**Written task**
Copy out each line containing "this" from the entries below.

**Supplied material**
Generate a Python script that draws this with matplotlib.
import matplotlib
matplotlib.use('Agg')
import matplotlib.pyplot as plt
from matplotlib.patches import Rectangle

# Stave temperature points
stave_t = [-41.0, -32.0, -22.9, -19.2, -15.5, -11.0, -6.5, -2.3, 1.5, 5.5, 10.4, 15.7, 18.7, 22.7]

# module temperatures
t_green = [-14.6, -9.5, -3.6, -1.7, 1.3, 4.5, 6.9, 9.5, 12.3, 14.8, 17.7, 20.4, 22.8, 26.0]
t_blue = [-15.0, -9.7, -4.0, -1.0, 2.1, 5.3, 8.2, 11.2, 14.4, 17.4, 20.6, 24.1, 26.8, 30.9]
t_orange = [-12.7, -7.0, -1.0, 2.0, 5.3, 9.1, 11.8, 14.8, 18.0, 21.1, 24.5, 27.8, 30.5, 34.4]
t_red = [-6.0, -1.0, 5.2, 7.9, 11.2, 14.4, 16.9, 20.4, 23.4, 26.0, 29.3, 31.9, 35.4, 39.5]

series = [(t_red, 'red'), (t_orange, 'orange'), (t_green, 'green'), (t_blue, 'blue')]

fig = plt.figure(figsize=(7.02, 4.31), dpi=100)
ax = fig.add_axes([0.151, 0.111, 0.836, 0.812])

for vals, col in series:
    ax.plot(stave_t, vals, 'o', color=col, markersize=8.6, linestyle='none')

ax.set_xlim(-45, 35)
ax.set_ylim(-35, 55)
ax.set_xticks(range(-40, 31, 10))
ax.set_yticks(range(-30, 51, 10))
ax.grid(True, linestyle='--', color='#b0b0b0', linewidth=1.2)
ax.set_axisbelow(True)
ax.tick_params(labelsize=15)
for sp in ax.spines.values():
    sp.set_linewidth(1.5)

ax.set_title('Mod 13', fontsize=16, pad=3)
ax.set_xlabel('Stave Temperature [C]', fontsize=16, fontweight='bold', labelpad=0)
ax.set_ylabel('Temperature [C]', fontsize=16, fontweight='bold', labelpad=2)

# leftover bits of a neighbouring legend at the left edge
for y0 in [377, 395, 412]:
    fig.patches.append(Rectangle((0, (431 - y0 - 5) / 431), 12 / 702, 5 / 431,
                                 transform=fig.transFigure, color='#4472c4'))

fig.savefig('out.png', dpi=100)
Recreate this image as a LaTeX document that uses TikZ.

* * *

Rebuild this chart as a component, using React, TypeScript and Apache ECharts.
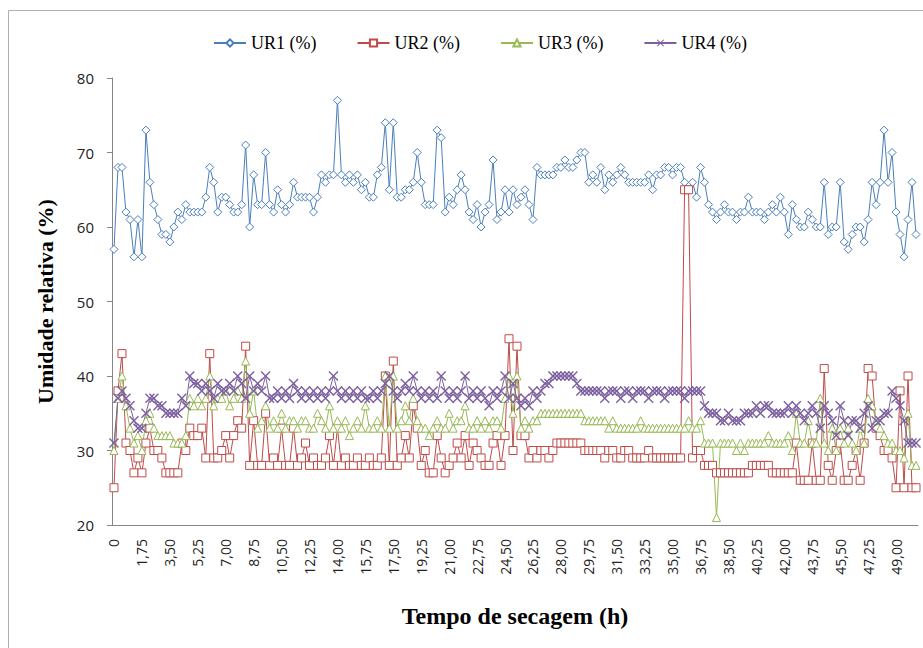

==

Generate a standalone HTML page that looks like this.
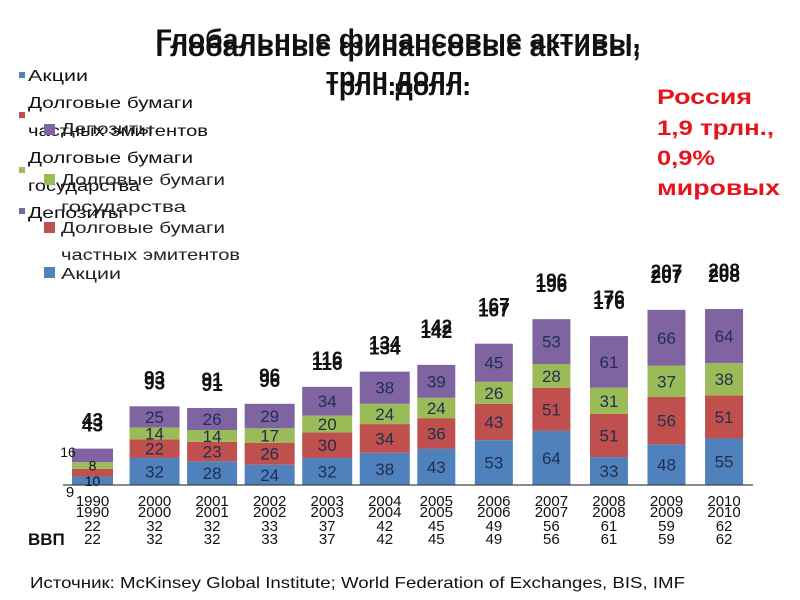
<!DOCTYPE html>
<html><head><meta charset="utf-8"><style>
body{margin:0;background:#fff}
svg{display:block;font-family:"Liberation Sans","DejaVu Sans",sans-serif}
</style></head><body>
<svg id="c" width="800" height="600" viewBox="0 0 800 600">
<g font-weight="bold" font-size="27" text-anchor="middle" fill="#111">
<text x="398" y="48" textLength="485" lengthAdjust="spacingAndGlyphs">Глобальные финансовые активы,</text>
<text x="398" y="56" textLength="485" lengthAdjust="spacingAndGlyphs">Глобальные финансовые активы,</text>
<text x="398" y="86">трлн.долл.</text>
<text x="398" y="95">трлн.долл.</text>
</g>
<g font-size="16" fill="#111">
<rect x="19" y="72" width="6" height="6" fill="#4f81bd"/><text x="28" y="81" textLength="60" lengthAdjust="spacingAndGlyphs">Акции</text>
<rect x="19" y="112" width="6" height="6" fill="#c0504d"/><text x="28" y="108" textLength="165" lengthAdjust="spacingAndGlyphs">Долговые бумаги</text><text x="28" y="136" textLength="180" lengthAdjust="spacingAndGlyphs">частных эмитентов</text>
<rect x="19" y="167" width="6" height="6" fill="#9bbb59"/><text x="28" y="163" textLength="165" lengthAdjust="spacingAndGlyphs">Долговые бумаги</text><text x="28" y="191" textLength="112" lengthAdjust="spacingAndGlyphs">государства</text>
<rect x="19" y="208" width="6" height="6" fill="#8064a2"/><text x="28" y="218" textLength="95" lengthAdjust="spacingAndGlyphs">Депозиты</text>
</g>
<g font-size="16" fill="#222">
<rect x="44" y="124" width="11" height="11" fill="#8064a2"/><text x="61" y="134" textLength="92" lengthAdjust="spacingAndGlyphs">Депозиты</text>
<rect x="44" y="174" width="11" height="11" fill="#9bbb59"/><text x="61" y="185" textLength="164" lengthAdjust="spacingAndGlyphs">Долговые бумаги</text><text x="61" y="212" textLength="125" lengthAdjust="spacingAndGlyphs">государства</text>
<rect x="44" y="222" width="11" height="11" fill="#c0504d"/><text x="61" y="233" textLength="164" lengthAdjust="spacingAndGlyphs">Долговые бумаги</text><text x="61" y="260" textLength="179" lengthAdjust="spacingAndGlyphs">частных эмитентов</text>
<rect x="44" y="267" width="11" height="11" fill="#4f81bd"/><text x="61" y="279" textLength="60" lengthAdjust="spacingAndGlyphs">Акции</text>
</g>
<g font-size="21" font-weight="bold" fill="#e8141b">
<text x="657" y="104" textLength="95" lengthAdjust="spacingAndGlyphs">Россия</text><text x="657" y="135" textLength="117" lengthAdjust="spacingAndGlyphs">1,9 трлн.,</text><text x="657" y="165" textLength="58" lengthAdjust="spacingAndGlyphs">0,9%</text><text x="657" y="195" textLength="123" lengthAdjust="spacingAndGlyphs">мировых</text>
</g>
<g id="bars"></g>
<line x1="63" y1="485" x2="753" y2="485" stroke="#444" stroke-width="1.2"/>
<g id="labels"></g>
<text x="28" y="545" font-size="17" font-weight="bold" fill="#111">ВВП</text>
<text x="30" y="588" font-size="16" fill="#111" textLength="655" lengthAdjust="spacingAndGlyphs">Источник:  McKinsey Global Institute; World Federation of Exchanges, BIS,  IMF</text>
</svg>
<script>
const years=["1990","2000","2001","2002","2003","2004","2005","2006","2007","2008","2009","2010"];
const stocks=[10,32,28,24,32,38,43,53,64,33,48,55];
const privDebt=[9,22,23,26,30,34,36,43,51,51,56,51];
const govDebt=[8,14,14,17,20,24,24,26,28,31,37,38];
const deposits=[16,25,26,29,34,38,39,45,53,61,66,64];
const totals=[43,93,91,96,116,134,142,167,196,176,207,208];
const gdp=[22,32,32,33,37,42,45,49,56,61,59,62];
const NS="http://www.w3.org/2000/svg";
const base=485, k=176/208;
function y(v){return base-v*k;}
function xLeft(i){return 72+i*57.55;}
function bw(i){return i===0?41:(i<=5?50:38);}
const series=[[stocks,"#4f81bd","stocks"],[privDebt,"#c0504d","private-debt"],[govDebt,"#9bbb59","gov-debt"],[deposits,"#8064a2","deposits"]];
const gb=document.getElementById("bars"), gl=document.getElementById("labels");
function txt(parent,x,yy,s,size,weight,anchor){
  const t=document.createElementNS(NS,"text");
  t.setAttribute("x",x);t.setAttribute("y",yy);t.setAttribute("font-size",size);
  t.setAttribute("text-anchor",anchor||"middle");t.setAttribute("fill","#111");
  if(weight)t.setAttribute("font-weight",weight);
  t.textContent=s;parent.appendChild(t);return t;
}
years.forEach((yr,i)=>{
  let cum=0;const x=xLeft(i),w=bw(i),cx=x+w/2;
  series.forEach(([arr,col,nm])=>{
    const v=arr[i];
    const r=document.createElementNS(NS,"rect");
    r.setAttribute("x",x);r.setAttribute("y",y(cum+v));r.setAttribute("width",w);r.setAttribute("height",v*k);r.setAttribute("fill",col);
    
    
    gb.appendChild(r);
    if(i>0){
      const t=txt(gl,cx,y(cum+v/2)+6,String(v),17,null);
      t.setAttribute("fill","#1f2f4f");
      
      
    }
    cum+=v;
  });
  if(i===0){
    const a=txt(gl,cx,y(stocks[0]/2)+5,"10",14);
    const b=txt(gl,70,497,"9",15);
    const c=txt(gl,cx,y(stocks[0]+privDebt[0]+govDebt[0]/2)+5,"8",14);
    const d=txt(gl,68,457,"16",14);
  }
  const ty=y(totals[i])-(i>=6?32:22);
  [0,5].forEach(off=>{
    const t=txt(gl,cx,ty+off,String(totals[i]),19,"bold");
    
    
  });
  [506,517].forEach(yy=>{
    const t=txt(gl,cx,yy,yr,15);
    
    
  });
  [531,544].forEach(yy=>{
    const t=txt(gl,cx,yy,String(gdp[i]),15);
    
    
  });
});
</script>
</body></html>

**Full answer**
Generate a Python script that draws this with matplotlib.
Recreate this image as a LaTeX document that uses TikZ.
Rebuild this chart as a component, using React, TypeScript and Apache ECharts.
Generate a standalone HTML page that looks like this.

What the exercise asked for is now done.